Begin Data section

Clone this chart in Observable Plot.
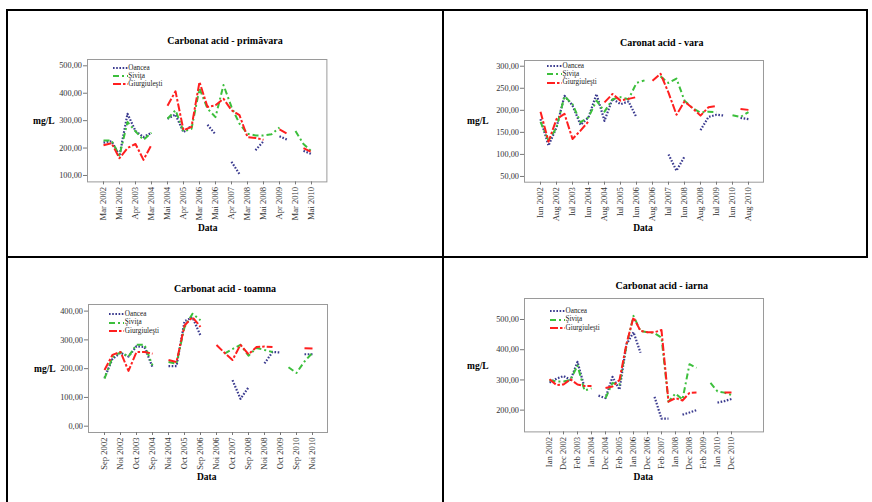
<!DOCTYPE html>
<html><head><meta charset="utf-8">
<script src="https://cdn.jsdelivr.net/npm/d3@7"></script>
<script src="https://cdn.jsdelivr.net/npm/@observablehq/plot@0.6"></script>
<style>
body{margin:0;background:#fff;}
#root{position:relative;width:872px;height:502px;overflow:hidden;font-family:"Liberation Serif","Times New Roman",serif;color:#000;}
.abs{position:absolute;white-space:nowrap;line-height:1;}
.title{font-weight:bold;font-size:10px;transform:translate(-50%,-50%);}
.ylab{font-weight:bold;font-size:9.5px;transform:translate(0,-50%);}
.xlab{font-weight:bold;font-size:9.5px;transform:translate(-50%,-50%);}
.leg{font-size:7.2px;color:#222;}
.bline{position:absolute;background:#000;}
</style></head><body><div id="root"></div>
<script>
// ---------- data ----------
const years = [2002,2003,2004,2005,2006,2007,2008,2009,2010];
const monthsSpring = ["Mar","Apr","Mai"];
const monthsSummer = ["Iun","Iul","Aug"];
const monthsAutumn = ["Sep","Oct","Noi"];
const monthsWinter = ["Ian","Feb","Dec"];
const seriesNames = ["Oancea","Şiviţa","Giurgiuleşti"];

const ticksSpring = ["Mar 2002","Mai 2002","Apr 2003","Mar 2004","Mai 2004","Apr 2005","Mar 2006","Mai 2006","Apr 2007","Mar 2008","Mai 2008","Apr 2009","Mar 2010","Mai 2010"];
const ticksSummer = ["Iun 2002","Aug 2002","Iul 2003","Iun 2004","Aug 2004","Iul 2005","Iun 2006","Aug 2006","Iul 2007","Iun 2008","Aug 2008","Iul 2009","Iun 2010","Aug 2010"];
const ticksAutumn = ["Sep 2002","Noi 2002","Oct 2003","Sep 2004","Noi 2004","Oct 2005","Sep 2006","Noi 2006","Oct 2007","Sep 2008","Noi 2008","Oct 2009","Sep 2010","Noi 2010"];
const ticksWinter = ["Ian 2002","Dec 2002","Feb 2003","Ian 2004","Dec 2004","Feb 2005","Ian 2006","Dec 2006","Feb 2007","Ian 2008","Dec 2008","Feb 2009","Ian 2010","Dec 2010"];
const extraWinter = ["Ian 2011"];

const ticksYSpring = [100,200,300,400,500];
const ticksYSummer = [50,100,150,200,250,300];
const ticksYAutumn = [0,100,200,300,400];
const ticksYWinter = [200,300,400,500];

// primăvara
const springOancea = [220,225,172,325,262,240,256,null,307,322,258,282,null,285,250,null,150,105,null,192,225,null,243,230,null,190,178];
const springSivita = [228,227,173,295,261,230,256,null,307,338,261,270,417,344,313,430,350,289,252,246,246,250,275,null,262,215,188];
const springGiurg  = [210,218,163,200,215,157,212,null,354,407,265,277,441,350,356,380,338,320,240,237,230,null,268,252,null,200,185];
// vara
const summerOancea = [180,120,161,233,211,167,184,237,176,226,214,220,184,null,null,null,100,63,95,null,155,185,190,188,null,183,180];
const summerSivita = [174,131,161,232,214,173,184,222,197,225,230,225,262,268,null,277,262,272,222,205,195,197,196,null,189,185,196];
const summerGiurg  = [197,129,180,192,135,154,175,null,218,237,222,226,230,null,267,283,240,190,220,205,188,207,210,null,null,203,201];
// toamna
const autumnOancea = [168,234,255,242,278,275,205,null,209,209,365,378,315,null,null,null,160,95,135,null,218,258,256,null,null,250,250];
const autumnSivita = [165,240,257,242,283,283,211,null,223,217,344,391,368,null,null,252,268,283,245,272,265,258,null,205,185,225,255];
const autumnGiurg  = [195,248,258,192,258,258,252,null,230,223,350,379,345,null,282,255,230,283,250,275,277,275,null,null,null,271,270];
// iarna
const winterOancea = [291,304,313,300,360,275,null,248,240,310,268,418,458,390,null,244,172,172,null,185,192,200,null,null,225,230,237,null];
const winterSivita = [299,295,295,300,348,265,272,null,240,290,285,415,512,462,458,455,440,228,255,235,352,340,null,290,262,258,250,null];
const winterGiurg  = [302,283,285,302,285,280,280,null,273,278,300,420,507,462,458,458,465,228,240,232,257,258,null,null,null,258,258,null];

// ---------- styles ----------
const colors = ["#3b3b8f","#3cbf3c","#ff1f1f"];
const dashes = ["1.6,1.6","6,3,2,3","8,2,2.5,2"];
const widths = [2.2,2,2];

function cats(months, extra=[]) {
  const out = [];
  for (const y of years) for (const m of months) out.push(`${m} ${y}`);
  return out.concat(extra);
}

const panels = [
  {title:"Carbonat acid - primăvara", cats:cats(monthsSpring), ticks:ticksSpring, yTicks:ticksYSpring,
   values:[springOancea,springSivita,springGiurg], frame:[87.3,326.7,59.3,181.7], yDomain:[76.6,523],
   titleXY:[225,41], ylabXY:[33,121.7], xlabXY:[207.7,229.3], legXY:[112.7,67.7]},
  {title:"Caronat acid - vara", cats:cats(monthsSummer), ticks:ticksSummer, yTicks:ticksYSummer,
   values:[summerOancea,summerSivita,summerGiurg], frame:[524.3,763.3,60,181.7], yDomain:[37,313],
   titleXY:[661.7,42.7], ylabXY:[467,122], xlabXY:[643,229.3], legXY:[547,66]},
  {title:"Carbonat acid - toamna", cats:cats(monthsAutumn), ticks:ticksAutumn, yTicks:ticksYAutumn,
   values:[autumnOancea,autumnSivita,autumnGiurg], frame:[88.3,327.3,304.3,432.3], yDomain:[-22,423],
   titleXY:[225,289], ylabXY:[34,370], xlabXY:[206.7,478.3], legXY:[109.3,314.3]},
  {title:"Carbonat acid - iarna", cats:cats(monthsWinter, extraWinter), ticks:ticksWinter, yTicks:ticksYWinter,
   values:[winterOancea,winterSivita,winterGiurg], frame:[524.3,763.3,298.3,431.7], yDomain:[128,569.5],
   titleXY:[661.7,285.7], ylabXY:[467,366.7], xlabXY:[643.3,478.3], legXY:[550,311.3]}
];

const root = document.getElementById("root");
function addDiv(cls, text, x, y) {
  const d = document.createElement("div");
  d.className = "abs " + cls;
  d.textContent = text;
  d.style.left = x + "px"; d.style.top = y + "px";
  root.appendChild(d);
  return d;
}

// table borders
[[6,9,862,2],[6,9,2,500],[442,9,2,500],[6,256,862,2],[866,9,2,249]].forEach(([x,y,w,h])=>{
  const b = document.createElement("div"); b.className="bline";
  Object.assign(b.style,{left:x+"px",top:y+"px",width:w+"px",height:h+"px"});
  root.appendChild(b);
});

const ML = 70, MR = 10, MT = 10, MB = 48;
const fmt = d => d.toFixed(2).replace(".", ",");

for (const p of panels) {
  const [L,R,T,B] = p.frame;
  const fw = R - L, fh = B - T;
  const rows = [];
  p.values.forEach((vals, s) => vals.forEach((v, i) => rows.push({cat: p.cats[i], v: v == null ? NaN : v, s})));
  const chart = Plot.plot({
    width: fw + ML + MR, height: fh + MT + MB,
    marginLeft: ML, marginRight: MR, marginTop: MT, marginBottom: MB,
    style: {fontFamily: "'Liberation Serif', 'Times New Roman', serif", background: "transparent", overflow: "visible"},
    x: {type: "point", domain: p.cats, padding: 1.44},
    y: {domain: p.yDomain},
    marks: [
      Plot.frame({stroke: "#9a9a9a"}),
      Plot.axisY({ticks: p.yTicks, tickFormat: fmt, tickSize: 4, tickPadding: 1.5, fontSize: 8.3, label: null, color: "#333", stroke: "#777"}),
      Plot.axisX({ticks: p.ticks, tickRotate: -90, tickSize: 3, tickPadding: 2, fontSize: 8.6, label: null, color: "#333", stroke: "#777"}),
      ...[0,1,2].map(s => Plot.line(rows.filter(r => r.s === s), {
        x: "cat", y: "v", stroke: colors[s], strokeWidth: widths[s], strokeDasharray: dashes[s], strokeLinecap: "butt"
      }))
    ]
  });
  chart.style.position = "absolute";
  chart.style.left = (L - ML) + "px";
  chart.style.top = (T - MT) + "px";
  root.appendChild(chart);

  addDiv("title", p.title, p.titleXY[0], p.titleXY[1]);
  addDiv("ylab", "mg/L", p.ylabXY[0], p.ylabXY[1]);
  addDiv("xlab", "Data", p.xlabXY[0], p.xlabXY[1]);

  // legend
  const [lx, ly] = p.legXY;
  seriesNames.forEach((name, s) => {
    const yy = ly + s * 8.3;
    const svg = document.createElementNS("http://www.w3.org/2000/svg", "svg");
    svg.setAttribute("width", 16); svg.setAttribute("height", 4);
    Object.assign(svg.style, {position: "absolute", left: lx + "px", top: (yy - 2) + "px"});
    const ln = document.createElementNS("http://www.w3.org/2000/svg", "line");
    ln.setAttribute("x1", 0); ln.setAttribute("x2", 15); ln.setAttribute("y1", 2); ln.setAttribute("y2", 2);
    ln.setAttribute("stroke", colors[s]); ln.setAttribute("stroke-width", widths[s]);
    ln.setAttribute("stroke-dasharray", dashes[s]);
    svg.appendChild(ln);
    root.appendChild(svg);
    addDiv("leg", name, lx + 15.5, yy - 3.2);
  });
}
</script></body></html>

End Data section

* **Task**
Using the material above, copy every line in which the string "chart" occurs.

* **Answer below**
Clone this chart in Observable Plot.
  const chart = Plot.plot({
  chart.style.position = "absolute";
  chart.style.left = (L - ML) + "px";
  chart.style.top = (T - MT) + "px";
  root.appendChild(chart);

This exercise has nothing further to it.